As many of our regular visitors will have noticed, Pets Corner has been undergoing refurbishment works for several months now. We are in the process of redeveloping our small animal enclosures to improve them for both our animals and visitors.

Earlier this summer, we moved our small animals to their temporary enclosures and stripped out the fencing and supports of the previous enclosures. Since then we’ve laid new flooring, constructed new supports and a new roof that lets the light in, but keeps the rain out. This work was only made possible by the help of staff, volunteers and corporate volunteer groups. We’ve been working on creating cladding for the walls of the enclosures by upcycling the wood from wooden pallets. Progress has been steady until now, but has now slowed as a result of a recent incident. Two weeks ago, we were victims of a break-in, with the thieves stealing all of our power tools. This represents a significant setback to the Pets Corner project as well as other important jobs around the farm.

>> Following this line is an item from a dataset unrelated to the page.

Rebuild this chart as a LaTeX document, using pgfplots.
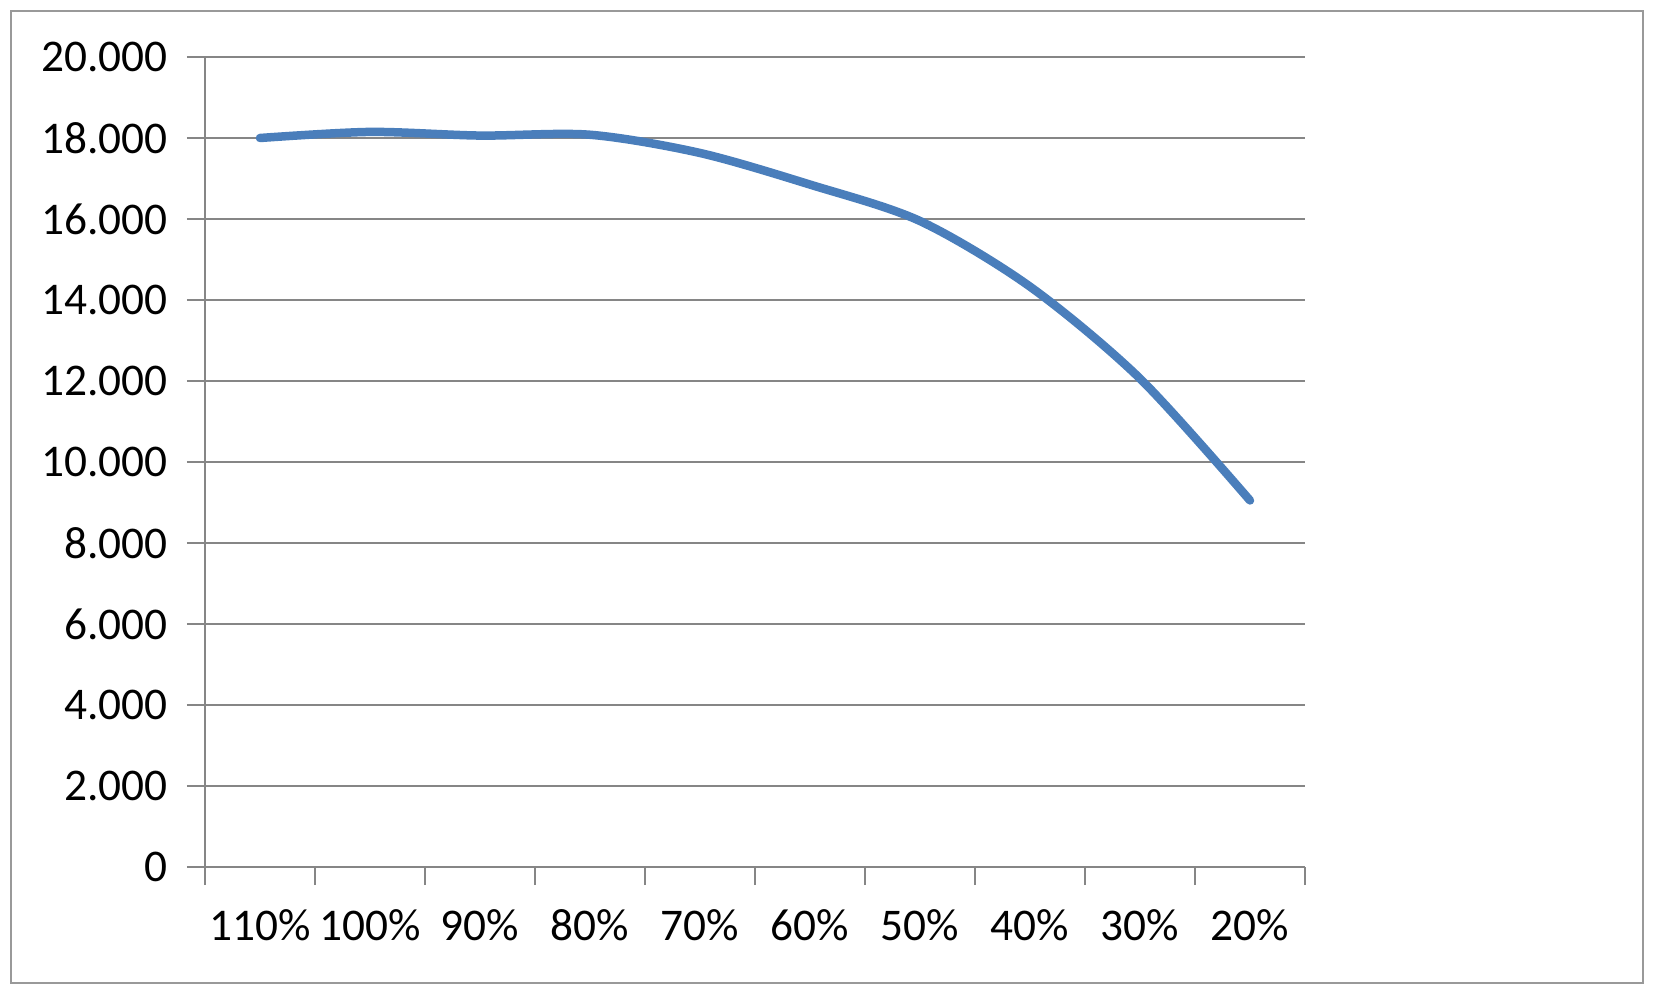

We still need more wooden pallets to complete the project.

We still need more wooden pallets to complete the project.

We would love to be able to resume work as soon as possible, but can’t do so without your help. We urgently appeal to you for any spare power tools, particularly those which were stolen from the farm, including:

  • cordless drills
  • angle grinder
  • belt sander
  • mitre saw
  • reciprocating saw

We would greatly appreciate your help. Alternatively, if you can volunteer your building expertise, loan us tools, or donate your time or that of your team, please let us know. We are also still looking for wooden pallets to upcycle into cladding for Pets Corner. If you might be able to help or know someone who can, please get in touch with us via email to farm@mudchute.org.


A fully feathered, confident hen!

A fully feathered, confident hen!

In early September, we welcomed a group of ex-battery hens to our flock. They were leaving behind a life in cages, and needed to adjust to free-range life! Just over a month on, they have put on muscle weight, grown bright new feathers and are filled with confidence. We look forward to introducing them to the rest of our flock in due time, but are thrilled with the girls’ progress so far.


Our team of volunteers removed huge quantities of vegetation!

Our team of volunteers removed huge quantities of vegetation!

On Monday, October 7th, we put on our waterproofs and waders to get stuck in with Froglife in our Dragon Finder volunteer session. The session was all about tidying up our ponds to help improve these habitats for the amphibians and other wildlife that breed in them.

Rakes were used to remove invasive Canadian waterweed (Elodea canadensis) and carefully separating native Rigid Hornwort (Ceratophyllum demersum) which is beneficial to native aquatic life. The surface of the pond was thick with Duckweed (Lemna minuta) a problematic plant of many a garden pond. In optimum conditions Duckweed can double in quantity every few days, forming a thick blanket that prevents light getting into the water. This is exactly what had happened in the Mudchute pond. Luckily Froglife had a creative remedy- net stockings stuffed with straw, which were then carefully drawn over the surface of the water (a bit like skimming a winter broth).

The day was a great success thanks to Froglife and Mudchute’s two long term volunteers Tommy and June. The clear out was done ahead of a big restoration project that is due to commence this week, so we’ll be looking for more volunteers to take part in a spring time planting day on the ponds margins.